Final thoughts: I actually wrote this before I checked out The Oatmeal’s awesome comic on running. I read that comic way back in like 2013-14 but after seeing his overall takeaway from the Running Experience (I actually used the clarity word before I saw this last panel!), it made me realize that my experience is not original, and that’s OK. Running isn’t an original experience, we all run from the moment we can walk pretty much. All of us raced around the playground at Recess, all of us ran to our parents or friends or ice cream truck as children, the only difference is that some people stop running at some point. We’re born to run as people, its part of the human experience!

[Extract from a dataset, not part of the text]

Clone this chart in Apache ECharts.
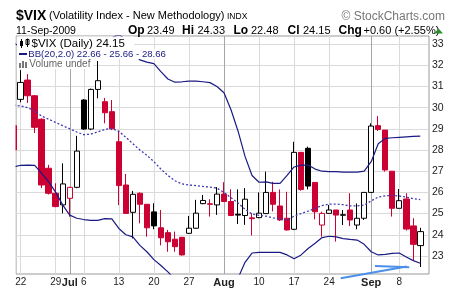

I won’t get into the research on how our ancient ancestors used to run as our primary hunting mechanism, but I like to think that running is a part of our inheritance or, more accurately, the post-run clarity we experience after doing something hard is something like hope, the only real, amazing human quality that has endured in eons of human experience across all sorts of trials and tribulations (can you ever have a trial without a tribulation??)
That’s why running is cool, and that’s why I’ll keep running even though I suck, it sucks, and no one in their right mind should do it…it makes me feel like I’m progressing to better things. And if I have to get blisters and aches and sweaty to feel that way, so be it.